- **Supplied data**:
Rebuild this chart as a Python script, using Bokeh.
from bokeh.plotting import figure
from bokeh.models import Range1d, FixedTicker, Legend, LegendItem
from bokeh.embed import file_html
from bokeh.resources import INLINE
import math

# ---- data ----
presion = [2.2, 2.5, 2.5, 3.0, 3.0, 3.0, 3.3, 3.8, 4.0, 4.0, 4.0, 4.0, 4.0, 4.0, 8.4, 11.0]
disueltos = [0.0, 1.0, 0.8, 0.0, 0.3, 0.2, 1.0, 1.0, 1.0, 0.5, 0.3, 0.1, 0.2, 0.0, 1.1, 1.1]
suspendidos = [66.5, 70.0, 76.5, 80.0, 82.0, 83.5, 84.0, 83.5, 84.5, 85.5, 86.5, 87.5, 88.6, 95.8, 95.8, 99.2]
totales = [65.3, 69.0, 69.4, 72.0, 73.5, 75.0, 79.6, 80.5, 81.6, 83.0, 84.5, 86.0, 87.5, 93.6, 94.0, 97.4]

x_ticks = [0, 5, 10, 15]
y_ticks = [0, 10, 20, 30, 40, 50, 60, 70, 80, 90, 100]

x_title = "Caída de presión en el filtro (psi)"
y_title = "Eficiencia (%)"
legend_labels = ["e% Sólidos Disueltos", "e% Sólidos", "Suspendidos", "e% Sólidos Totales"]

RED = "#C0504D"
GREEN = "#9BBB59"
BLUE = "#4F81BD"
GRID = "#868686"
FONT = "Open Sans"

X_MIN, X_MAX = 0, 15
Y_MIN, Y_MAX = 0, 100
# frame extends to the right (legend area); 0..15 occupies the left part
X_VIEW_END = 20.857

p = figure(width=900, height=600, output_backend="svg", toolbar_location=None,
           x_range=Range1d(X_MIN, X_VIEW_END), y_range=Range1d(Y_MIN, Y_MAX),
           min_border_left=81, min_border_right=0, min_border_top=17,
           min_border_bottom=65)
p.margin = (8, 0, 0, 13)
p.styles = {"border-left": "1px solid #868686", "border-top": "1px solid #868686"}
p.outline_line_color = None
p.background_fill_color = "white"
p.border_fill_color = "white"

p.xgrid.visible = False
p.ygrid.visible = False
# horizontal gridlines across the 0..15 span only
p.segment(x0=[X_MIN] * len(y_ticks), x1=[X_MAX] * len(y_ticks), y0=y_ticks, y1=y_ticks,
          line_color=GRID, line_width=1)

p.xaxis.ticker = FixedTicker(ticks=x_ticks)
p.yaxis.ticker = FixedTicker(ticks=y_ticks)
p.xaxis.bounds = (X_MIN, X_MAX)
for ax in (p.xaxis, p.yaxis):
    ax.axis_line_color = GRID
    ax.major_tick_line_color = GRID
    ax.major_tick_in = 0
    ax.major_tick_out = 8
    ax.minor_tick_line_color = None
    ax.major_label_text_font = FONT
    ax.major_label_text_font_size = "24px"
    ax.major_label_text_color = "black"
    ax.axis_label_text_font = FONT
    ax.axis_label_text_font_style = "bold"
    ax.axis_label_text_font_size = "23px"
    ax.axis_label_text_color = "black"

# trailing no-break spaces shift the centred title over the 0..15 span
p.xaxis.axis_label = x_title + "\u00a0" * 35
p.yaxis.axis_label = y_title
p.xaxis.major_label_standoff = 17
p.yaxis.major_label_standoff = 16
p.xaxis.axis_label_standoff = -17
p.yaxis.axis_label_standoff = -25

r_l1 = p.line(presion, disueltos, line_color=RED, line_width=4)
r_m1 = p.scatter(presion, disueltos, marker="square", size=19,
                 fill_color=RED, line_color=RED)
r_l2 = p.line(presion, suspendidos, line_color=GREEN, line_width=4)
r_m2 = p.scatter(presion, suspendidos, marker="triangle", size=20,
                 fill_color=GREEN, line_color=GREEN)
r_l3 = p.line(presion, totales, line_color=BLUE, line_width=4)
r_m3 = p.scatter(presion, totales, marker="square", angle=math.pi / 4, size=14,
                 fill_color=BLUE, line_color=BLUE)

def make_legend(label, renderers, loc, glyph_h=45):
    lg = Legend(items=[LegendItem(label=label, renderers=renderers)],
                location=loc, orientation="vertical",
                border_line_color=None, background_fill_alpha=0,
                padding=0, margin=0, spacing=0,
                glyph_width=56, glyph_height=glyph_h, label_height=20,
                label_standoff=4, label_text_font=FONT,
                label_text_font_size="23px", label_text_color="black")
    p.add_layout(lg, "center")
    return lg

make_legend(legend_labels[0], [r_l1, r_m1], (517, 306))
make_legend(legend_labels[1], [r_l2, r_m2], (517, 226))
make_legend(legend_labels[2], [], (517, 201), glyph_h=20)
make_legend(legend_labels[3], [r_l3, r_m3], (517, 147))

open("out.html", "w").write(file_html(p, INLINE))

- **Work to complete**: Write the listing out again, exactly as it reads.

- **Reply**:
Rebuild this chart as a Python script, using Bokeh.
from bokeh.plotting import figure
from bokeh.models import Range1d, FixedTicker, Legend, LegendItem
from bokeh.embed import file_html
from bokeh.resources import INLINE
import math

# ---- data ----
presion = [2.2, 2.5, 2.5, 3.0, 3.0, 3.0, 3.3, 3.8, 4.0, 4.0, 4.0, 4.0, 4.0, 4.0, 8.4, 11.0]
disueltos = [0.0, 1.0, 0.8, 0.0, 0.3, 0.2, 1.0, 1.0, 1.0, 0.5, 0.3, 0.1, 0.2, 0.0, 1.1, 1.1]
suspendidos = [66.5, 70.0, 76.5, 80.0, 82.0, 83.5, 84.0, 83.5, 84.5, 85.5, 86.5, 87.5, 88.6, 95.8, 95.8, 99.2]
totales = [65.3, 69.0, 69.4, 72.0, 73.5, 75.0, 79.6, 80.5, 81.6, 83.0, 84.5, 86.0, 87.5, 93.6, 94.0, 97.4]

x_ticks = [0, 5, 10, 15]
y_ticks = [0, 10, 20, 30, 40, 50, 60, 70, 80, 90, 100]

x_title = "Caída de presión en el filtro (psi)"
y_title = "Eficiencia (%)"
legend_labels = ["e% Sólidos Disueltos", "e% Sólidos", "Suspendidos", "e% Sólidos Totales"]

RED = "#C0504D"
GREEN = "#9BBB59"
BLUE = "#4F81BD"
GRID = "#868686"
FONT = "Open Sans"

X_MIN, X_MAX = 0, 15
Y_MIN, Y_MAX = 0, 100
# frame extends to the right (legend area); 0..15 occupies the left part
X_VIEW_END = 20.857

p = figure(width=900, height=600, output_backend="svg", toolbar_location=None,
           x_range=Range1d(X_MIN, X_VIEW_END), y_range=Range1d(Y_MIN, Y_MAX),
           min_border_left=81, min_border_right=0, min_border_top=17,
           min_border_bottom=65)
p.margin = (8, 0, 0, 13)
p.styles = {"border-left": "1px solid #868686", "border-top": "1px solid #868686"}
p.outline_line_color = None
p.background_fill_color = "white"
p.border_fill_color = "white"

p.xgrid.visible = False
p.ygrid.visible = False
# horizontal gridlines across the 0..15 span only
p.segment(x0=[X_MIN] * len(y_ticks), x1=[X_MAX] * len(y_ticks), y0=y_ticks, y1=y_ticks,
          line_color=GRID, line_width=1)

p.xaxis.ticker = FixedTicker(ticks=x_ticks)
p.yaxis.ticker = FixedTicker(ticks=y_ticks)
p.xaxis.bounds = (X_MIN, X_MAX)
for ax in (p.xaxis, p.yaxis):
    ax.axis_line_color = GRID
    ax.major_tick_line_color = GRID
    ax.major_tick_in = 0
    ax.major_tick_out = 8
    ax.minor_tick_line_color = None
    ax.major_label_text_font = FONT
    ax.major_label_text_font_size = "24px"
    ax.major_label_text_color = "black"
    ax.axis_label_text_font = FONT
    ax.axis_label_text_font_style = "bold"
    ax.axis_label_text_font_size = "23px"
    ax.axis_label_text_color = "black"

# trailing no-break spaces shift the centred title over the 0..15 span
p.xaxis.axis_label = x_title + "\u00a0" * 35
p.yaxis.axis_label = y_title
p.xaxis.major_label_standoff = 17
p.yaxis.major_label_standoff = 16
p.xaxis.axis_label_standoff = -17
p.yaxis.axis_label_standoff = -25

r_l1 = p.line(presion, disueltos, line_color=RED, line_width=4)
r_m1 = p.scatter(presion, disueltos, marker="square", size=19,
                 fill_color=RED, line_color=RED)
r_l2 = p.line(presion, suspendidos, line_color=GREEN, line_width=4)
r_m2 = p.scatter(presion, suspendidos, marker="triangle", size=20,
                 fill_color=GREEN, line_color=GREEN)
r_l3 = p.line(presion, totales, line_color=BLUE, line_width=4)
r_m3 = p.scatter(presion, totales, marker="square", angle=math.pi / 4, size=14,
                 fill_color=BLUE, line_color=BLUE)

def make_legend(label, renderers, loc, glyph_h=45):
    lg = Legend(items=[LegendItem(label=label, renderers=renderers)],
                location=loc, orientation="vertical",
                border_line_color=None, background_fill_alpha=0,
                padding=0, margin=0, spacing=0,
                glyph_width=56, glyph_height=glyph_h, label_height=20,
                label_standoff=4, label_text_font=FONT,
                label_text_font_size="23px", label_text_color="black")
    p.add_layout(lg, "center")
    return lg

make_legend(legend_labels[0], [r_l1, r_m1], (517, 306))
make_legend(legend_labels[1], [r_l2, r_m2], (517, 226))
make_legend(legend_labels[2], [], (517, 201), glyph_h=20)
make_legend(legend_labels[3], [r_l3, r_m3], (517, 147))

open("out.html", "w").write(file_html(p, INLINE))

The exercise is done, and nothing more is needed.